Wissenschaftler haben festgestellt, dass Plastik im Meer nicht nur Schaden anrichtet, sondern auch Lebensraum für Mikroorganismen, Algen und Kleinstlebewesen bietet. Dieses sogenannte "Plastisphäre-Ökosystem" ist ein neues Habitat, das sich auf dem Müll entwickelt hat und von dem einige Organismen sogar abhängig sind.
Ocean CleanUp-Kritiker argumentieren, dass die Entfernung des Plastiks möglicherweise mehr Schaden anrichten könnte, als ihn im Ozean zu belassen. Sie ignorieren dabei jedoch die wissenschaftlich x-fach belegten schädlichen Auswirkungen auf die Meeresfauna und die maritime Nahrungskette, die letztlich bis zum Menschen reicht.
Weiterhin gibt es Bedenken hinsichtlich der Effektivität und Nachhaltigkeit der eingesetzten Technologien. Die Sammlung mehr oder weniger großer Müllmengen sei zwar medial beeindruckend, verdecke jedoch das Kernproblem – den kontinuierlichen Zustrom von Plastikmüll. Ohne präventive Maßnahmen könnte die Reinigung wie ein „Kampf gegen Windmühlen“ wirken. Dem stehen wiederum Bemühungen großer Organisationen wie der UN gegenüber, die über Jahre hinweg in endlos erscheinenden Konferenzen versuchen, die Plastikflut bereits in der Plastikproduktion einzudämmen. Eine Einigung konnte seit 2022 nicht erzielt werden – in der Zwischenzeit fließen Millionen Tonnen Plastikmüll in die Ozeane …

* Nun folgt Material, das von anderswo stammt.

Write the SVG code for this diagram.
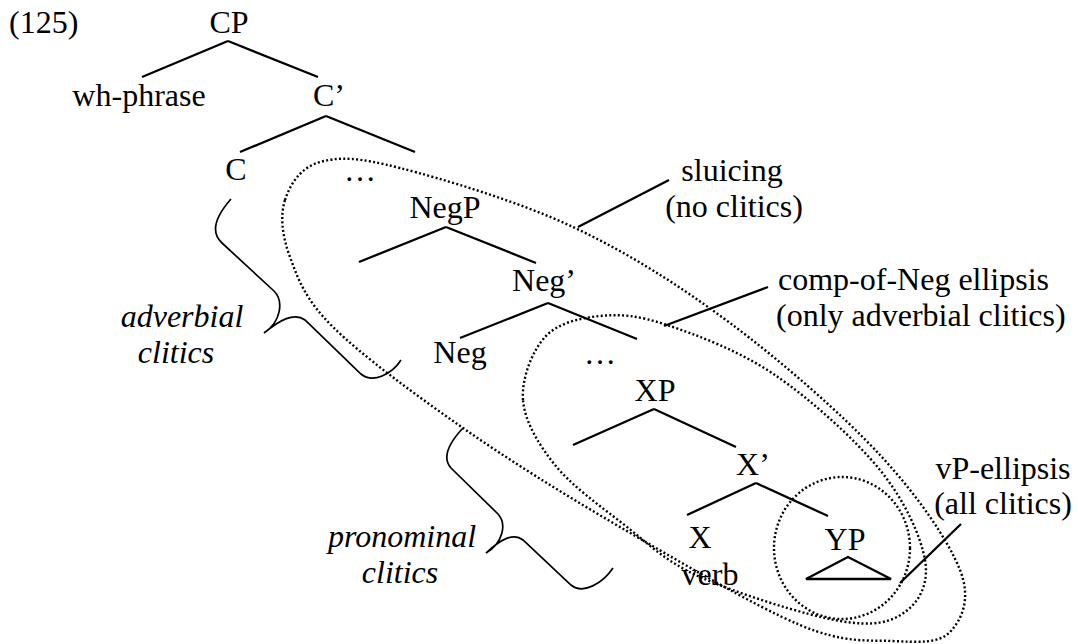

Müll raus oder drin lassen?
Die Diskussion um Ocean CleanUp wirft ein ethisches Dilemma auf: Soll der Müll entfernt werden, um die Meere, Strände, Ozeanfauna und die Nahrungskette zu entlasten? Oder sollte man ihn als Teil eines neuen marinen Ökosystems akzeptieren? Die Antwort ist komplex und hängt von der Perspektive ab.
Für Umweltaktivisten und Wissenschaftler, die die Gesundheit der Ozeane priorisieren, steht die Beseitigung des Plastiks im Vordergrund. Ohne diese Bemühungen könnte die Belastung durch Mikroplastik weiter zunehmen, mit potenziell verheerenden Folgen für die gesamte Nahrungskette.

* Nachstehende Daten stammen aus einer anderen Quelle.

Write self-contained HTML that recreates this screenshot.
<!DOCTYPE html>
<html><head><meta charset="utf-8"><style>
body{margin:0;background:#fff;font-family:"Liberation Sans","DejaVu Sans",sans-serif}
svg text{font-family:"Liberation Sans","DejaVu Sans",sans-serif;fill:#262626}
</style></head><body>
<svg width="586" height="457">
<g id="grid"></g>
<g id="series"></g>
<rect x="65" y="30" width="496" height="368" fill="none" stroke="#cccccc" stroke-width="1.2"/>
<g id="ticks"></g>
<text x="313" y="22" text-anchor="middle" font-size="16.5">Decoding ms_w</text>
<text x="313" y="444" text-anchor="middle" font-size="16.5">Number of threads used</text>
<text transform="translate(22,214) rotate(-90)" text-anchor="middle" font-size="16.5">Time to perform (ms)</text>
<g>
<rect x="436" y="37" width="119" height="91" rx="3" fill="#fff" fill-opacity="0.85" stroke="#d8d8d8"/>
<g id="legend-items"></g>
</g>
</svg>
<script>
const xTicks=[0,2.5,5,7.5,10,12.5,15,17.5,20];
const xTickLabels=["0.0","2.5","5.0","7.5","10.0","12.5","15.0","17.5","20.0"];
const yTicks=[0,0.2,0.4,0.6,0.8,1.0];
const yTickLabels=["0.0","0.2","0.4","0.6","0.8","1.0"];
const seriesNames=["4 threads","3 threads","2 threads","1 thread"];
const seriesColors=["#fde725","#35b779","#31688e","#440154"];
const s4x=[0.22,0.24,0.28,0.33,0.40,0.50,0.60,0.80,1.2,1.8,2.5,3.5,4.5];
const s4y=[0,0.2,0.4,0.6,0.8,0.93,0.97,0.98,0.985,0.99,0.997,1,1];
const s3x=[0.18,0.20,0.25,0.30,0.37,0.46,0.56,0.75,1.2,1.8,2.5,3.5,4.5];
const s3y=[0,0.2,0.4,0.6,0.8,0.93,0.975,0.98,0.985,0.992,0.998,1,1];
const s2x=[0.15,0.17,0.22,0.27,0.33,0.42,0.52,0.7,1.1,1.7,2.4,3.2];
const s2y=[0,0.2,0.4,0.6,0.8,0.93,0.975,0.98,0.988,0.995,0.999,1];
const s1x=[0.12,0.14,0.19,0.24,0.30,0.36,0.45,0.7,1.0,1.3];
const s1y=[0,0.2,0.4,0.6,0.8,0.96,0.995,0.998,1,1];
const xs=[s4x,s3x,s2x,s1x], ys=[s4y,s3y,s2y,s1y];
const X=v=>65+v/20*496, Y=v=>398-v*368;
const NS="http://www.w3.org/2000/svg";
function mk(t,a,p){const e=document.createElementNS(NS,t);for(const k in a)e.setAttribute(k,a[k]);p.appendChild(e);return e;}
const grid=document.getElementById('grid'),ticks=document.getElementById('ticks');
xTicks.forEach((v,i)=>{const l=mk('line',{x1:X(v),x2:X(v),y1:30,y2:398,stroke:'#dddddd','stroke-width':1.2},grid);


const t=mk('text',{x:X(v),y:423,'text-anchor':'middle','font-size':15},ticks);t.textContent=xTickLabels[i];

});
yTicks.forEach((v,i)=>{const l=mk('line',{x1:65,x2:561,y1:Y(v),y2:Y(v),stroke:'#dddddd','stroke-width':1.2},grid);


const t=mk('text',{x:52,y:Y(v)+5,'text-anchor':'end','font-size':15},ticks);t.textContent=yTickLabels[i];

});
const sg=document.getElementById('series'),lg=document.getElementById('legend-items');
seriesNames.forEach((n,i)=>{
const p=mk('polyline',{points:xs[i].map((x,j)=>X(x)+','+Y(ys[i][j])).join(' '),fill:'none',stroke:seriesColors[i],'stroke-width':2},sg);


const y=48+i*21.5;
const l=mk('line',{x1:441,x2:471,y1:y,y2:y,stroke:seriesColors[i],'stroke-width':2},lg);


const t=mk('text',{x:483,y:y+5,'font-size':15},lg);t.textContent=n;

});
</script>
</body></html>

Allerdings argumentieren Ökologen, dass die Plastisphäre nicht ignoriert werden darf. Das Leben, das sich auf dem Müll entwickelt hat, zeigt die erstaunliche Anpassungsfähigkeit der Natur. Ein überstürztes Entfernen könnte wiederum negative Folgen für diese neuen Organismen haben, deren Funktion in den Meeresökosystemen bisher nicht vollständig verstanden ist.
Weniger Müll – egal wie!
Die Antwort auf die Frage, ob der Plastikmüll entfernt oder erhalten werden soll, findet sich wahrscheinlich in einer Balance. Technologien wie die von Ocean CleanUp sind essenziell, um die Menge an Plastik in den Meeren zu reduzieren. Der bis heute nahezu ungebremste Strom immer wieder neuen Plastikmülls muss extrem reduziert werden. Gleichzeitig sollte ein Verständnis für die ökologischen Auswirkungen entwickelt werden.
Der Müll muss weniger werden – sowohl durch Säuberungsmaßnahmen als auch durch Prävention an der Quelle. Gleichzeitig sollten Wissenschaftler die Auswirkungen auf die Plastisphäre erforschen – letztlich dürfte es für diese Erforschung noch ausreichend Plastikmüll geben, der in den Ozeanen zurückbleiben wird.
Nur das Bündeln ALLER Maßnahmen wird zum Erfolg in Form annähernd sauberer Ozeane führen. Es sollte die alte Vernunftregel gelten: Miteinander, statt gegeneinander!